Александр
Акулов
Роман "Роман"
(О тексте В.
Сорокина)
Кто-то может подумать, что это произведение при небольшом редактировании перестанет быть
пародией, подделкой нескольких литературных слоев сразу, что, по крайней мере,
оно не покажется сборищем штампов и длиннот.
Представим, что "Роман" переделан. Тогда возникают вопросы. Что это
за роман, если это вовсе не исторический роман? Зачем он нужен? Так, немало
вопросов вызывают детективы Б. Акунина, а кое-кто из
читателей их просто не выносит.
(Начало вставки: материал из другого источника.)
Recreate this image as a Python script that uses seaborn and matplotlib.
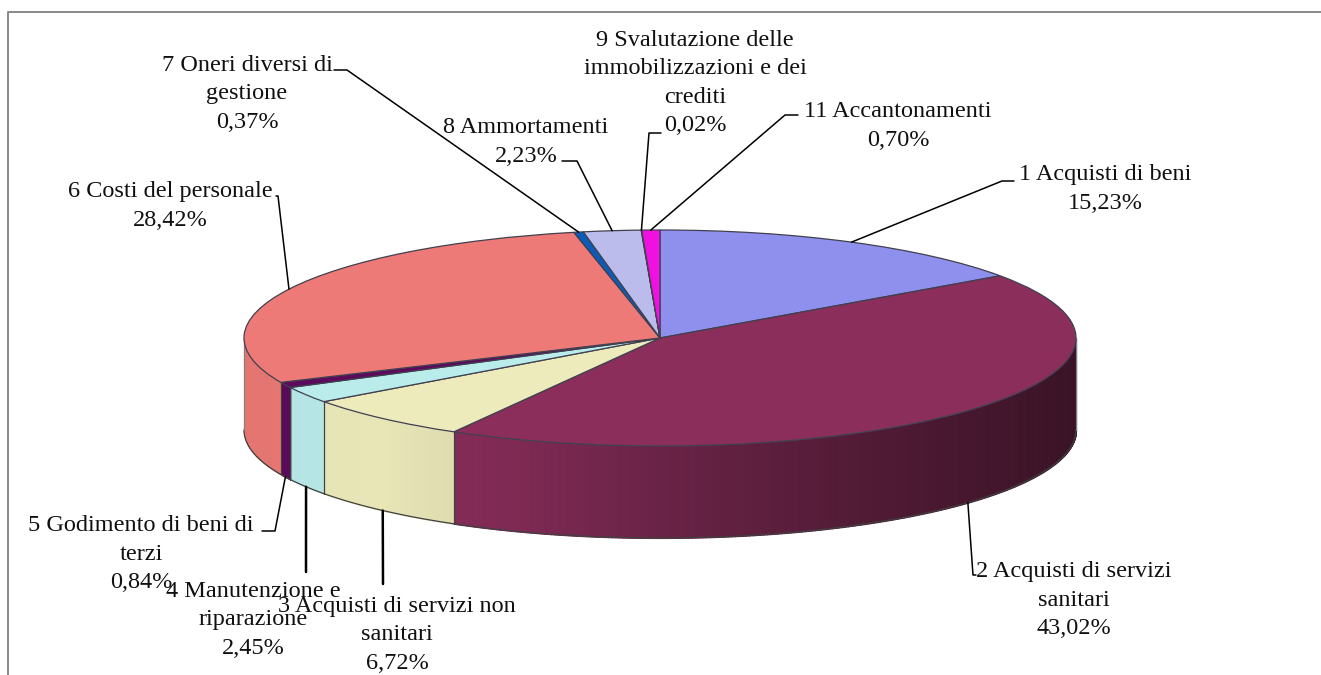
import numpy as np
import matplotlib
matplotlib.use("Agg")
import matplotlib.pyplot as plt
import seaborn as sns

# -------------------------------
# data
# -------------------------------
names = ["1 Acquisti di beni", "2 Acquisti di servizi\nsanitari",
         "3 Acquisti di servizi non\nsanitari", "4 Manutenzione e\nriparazione",
         "5 Godimento di beni di\nterzi", "6 Costi del personale",
         "7 Oneri diversi di\ngestione", "8 Ammortamenti",
         "9 Svalutazione delle\nimmobilizzazioni e dei\ncrediti", "11 Accantonamenti"]
shares = [15.23, 43.02, 6.72, 2.45, 0.84, 28.42, 0.37, 2.23, 0.02, 0.70]
share_labels = ["15,23%", "43,02%", "6,72%", "2,45%", "0,84%", "28,42%", "0,37%", "2,23%", "0,02%", "0,70%"]
slice_colors = ["#8F8FEE", "#8B2E5C", "#EDEBBB", "#BBECEC", "#5C0A5C",
                "#ED7A76", "#0A5CB8", "#BBBBEC", "#E8E8F8", "#F010E0"]

# -------------------------------
# layout (pixels)
# -------------------------------
W, H = 1321, 675
cx, cy, rx, ry, depth = 660, 338, 416, 108, 92
label_xy = [(1105, 189), (1074, 600), (397, 635), (253, 620), (141, 554),
            (170, 206), (247, 94), (526, 142), (695, 83), (898, 126)]
# elbow and end of each leader line, after the anchor on the pie
leader_pts = [[(1002, 181), (1014, 181)], [(973, 575), (976, 575)], [(383, 584)], [(306, 572)],
              [(275, 531), (262, 531)], [(278, 196), (276, 196)], [(347, 70), (334, 70)],
              [(577, 161), (562, 161)], [(649, 133), (661, 133)], [(785, 115), (798, 115)]]
leader_lw = [1.1, 1.1, 1.8, 1.8, 1.1, 1.1, 1.1, 1.1, 1.1, 1.1]

sns.set_theme(style="white")
plt.rcParams["font.family"] = ["Liberation Serif", "DejaVu Serif"]
palette = sns.color_palette(slice_colors)

fig = plt.figure(figsize=(W / 100, H / 100), dpi=100)
ax = fig.add_axes([0, 0, 1, 1])

# -------------------------------
# side wall, shaded from left to right
# -------------------------------
edges = 90 - np.cumsum([0] + shares) * 3.6
wall_h = depth / ry


def shade(x):
    return np.interp(x, [-1, -0.67, -0.5, -0.32, 0.0, 0.5, 1], [0.96, 0.98, 0.94, 0.90, 0.76, 0.58, 0.42])


for i, color in enumerate(palette):
    # front half of the disc only
    a1, a0 = edges[i], edges[i + 1]
    lo, hi = max(a0, -180), min(a1, 0)
    if lo >= hi:
        continue
    theta = np.linspace(lo, hi, max(int((hi - lo) * 2), 2) + 1)
    for t0, t1 in zip(theta[:-1], theta[1:]):
        seg = np.radians([t0, t1])
        xs, ys = np.cos(seg), np.sin(seg)
        c = np.clip(np.array(color) * shade(xs.mean()), 0, 1)
        ax.fill_between(xs, ys - wall_h, ys, facecolor=c, edgecolor=c, lw=0.8, antialiased=False, zorder=1)
    arc = np.radians(theta)
    ax.plot(np.cos(arc), np.sin(arc) - wall_h, color="#404040", lw=0.9, zorder=2)
    for t in (lo, hi):
        if t in (a0, a1):
            tx, ty = np.cos(np.radians(t)), np.sin(np.radians(t))
            ax.plot([tx, tx], [ty - wall_h, ty], color="#404040", lw=0.8, zorder=2)

for side in (-1, 1):
    ax.plot([side, side], [-wall_h, 0], color="#808080", lw=0.8, zorder=2)

# -------------------------------
# top of the pie
# -------------------------------
wedges, _ = ax.pie(shares, colors=palette, startangle=90, counterclock=False, radius=1,
                   wedgeprops={"edgecolor": "#404050", "linewidth": 0.9, "zorder": 3})
ax.set_aspect("auto")
ax.set_xlim(-cx / rx, (W - cx) / rx)
ax.set_ylim((cy - H) / ry, cy / ry)
ax.axis("off")

# -------------------------------
# overlay in pixels: frame, leaders, labels
# -------------------------------
over = fig.add_axes([0, 0, 1, 1], facecolor="none")
over.set_xlim(0, W)
over.set_ylim(H, 0)
over.axis("off")
over.plot([8, 8, W], [H, 12, 12], color="#808080", lw=1.3, clip_on=False)

mids = (np.cumsum([0] + shares)[:-1] + np.array(shares) / 2) * 3.6
for i, name in enumerate(names):
    a = np.radians(mids[i])
    ax_x = cx + rx * np.sin(a)
    ax_y = cy - ry * np.cos(a)
    if np.cos(a) < 0:
        ax_y += depth
    px = [ax_x] + [p[0] for p in leader_pts[i]]
    py = [ax_y] + [p[1] for p in leader_pts[i]]
    over.plot(px, py, color="black", lw=leader_lw[i], zorder=5)
    over.text(label_xy[i][0], label_xy[i][1], name + "\n" + share_labels[i], ha="center", va="center",
              fontsize=17.5, linespacing=1.44, color="#101010", zorder=6)

fig.savefig("out.png", dpi=100)
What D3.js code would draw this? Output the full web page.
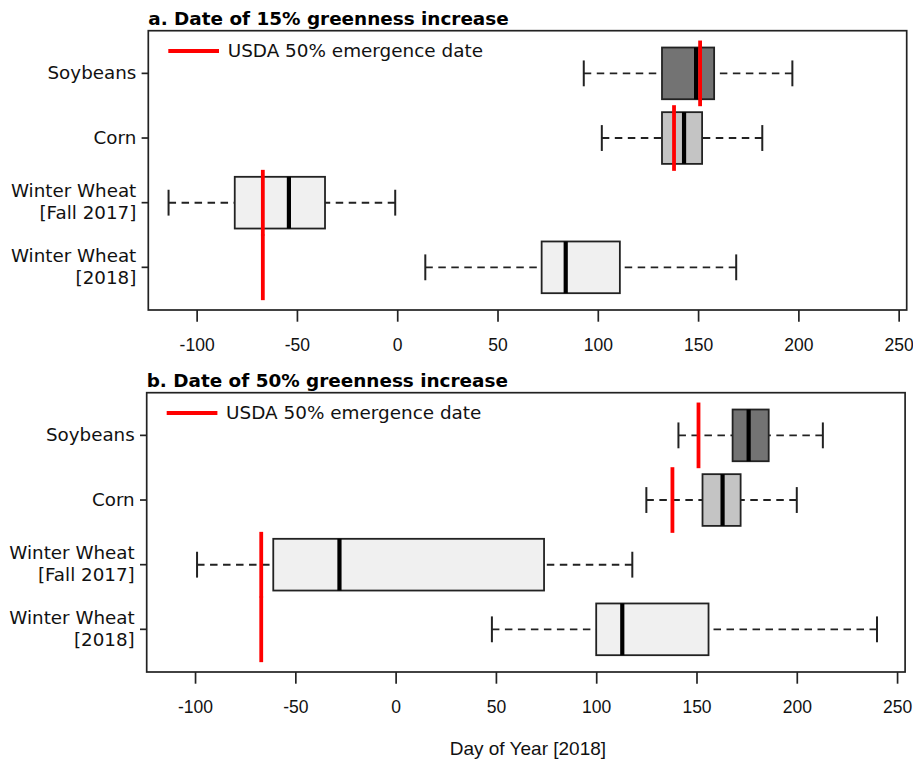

Подобного рода недоумения неизбежно настигли бы
и роман Сорокина, не будь он заведомой мистификацией.
В произведении есть герои и моменты, против которых попытки
"редактирования" были бы бессильны. Прежде всего, это Антон Петрович — своеобразная
реинкарнация Антона Павловича Чехова и его коронных
героев — Ивана Петровича Туркина из "Ионыча"
и военного доктора Чебутыкина из "Трех сестер". Надо сказать, что в эту тара-ра-бумбию попадают не только Чехов, Туркин и Чебутыкин, но в тех же ипостасях многие другие чеховские герои — практически все его мужчины-интеллигенты, сколько-нибудь
способные к игре слов и юмору — "чехонты".
Невозможно изъять из произведения и картонно-рельефное заимствование
— фарсовый эпизод с русской рулеткой", отражающий
временный конфликт главного героя с будущим тестем.
Как известно, Чехов сильно расстраивался из-за того, что не может писать
длинно, что у него не получаются произведения большого объема. Вероятно, он предчувствовал близкую эстетическую
смерть традиционного романа, интуитивно видел его слабые стороны, почти не
свойственные рассказу трафареты. В каламбуролюбце Антоне Петровиче из романа "Роман"
назойливо-размазанно сосредоточена квинтэссенция
малого жанра.
В конце сорокинского текста герой Роман
уныло-однообразным способом убивает всех остальных героев, все более и более
впадая в активно-деятельный маразм, а затем умирает сам, то есть фактически
убивает роман. Это можно трактовать и наоборот: как убийство романом своих
героев, убийство романом самого себя.
Нельзя не обратиться к читателям, не любящим или отвергающим
произведения Сорокина. В тексте 4/5 объема —
аналог русской прозы конца ХIХ столетия за шаг до серебряного века, с указанными выше
отличиями, но почему-то без намека на графоманию; и только 1/5 объема (развязка) — постмодернистский выверт, психопатологический
триллер-континуум. Весьма интересен поворот от одного стиля изложения к
другому. Сигнал к изменению дает беззвучный звон деревянного колокольчика. И
далее трясение этого колокольчика периодически подстегивает действие в последней
части, активизирует убийцу и нейтрализует сопротивление бесчисленных жертв.
Метафора-аллегория довольно прозрачна: деревянный колокольчик — читай:
целлюлозный или бумажный колокольчик — связь между именем "Роман" и
литературным термином "роман". Колокольчик — это как бы КНИГА ВООБЩЕ,
книжность как таковая, подобная Платоновой "стольности"
и "стульности". Эта идея овеществляется в
руках невесты-жены главного героя. Звука колокольчика не слышно, но если
прислушаться, то кажется, что ангелы поют. Эти песни ангелов — виртуальный
литературный мир. Другой символ: Роман женится на приемной дочери лесничего
Татьяне, в чем просвечивает брак литературы с
целлюлозой. Автор дает подтверждение наметкам перечисленной символики: прежде
чем убить Татьяну, герой закладывает ей в разрез чрева все тот же деревянный
колокольчик и таким образом воссоединяет части природной субстанции.
В романе Сорокина пунктуально
уловлены не только штампы русской прозы, ее стандартные ситуации, избитая
формальная структура, но и отпрепарированы, выделены
с помощью навязчивых повторов и нарочитых длиннот ее ритмы, гармония, душа. Последние вдруг становятся доходчивыми и для дураков. А
потому для литературного процесса книга "Роман" означает не только
осмеяние подражательности, но и возможность преодоления литературных нескладушек.